A veteran essayist for the New Yorker and numerous other significant publications returns with an eclectic collection of pieces, all of which feature her unique style and voice.
Most of Merkin’s (Dreaming of Hitler: Passions and Provocations, 1997, etc.) pieces date from the previous decade, though she offers one from 1980 about Scott and Zelda Fitzgerald (she calls him “preeminently the poet of withdrawn promise”). Merkin includes book reviews, reflections on the sad stories of sadder celebrities (Marilyn Monroe, Michael Jackson and others), self-revelatory reflections on personal appearance (lip gloss, pedicures), some accounts of her personal obsessions (the Bloomsbury Group, the Brontës), tributes to writers she’s admired (poet Anne Carson, W.G. Sebald, John Updike), and thoughts about fashion and some eminent actresses (Liv Ullman, Diane Keaton, Cate Blanchett). Merkin’s style is inevitably exploratory—these are “essays” in the word’s literal sense. Like Montaigne, she writes to figure something out, not because she’s already figured it out. She also has a fondness for the parenthetical observation; in her piece about Virginia Woolf, she has some lengthy examples of this—appropriate, for Woolf herself loved them.
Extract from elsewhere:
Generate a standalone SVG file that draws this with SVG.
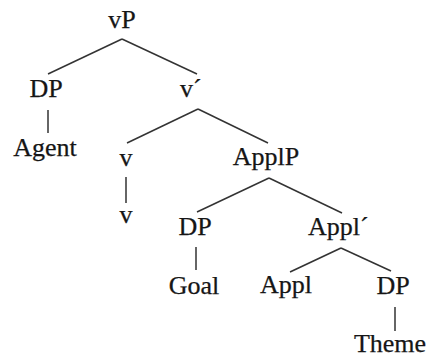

Some of Merkin’s essays are aimed directly at women (though curious men—and/or ignorant ones—will surely find them informative): a piece about handbags (she’s bought and returned many), another on flirting, another about having male gay friends. One of her most touching essays is about the rise and fall of Betty Friedan, whom Merkin credits for lighting the fuse on the women’s movement. However, according to the author, Friedan’s personal flaws—and the rise of the more telegenic Gloria Steinem—occasioned her fall from power. Throughout, Merkin also comments in a variety of ways about her own appearance—her physical virtues, the effects of aging and the broken promises to herself.
Essays that go down like candy but nourish like health food.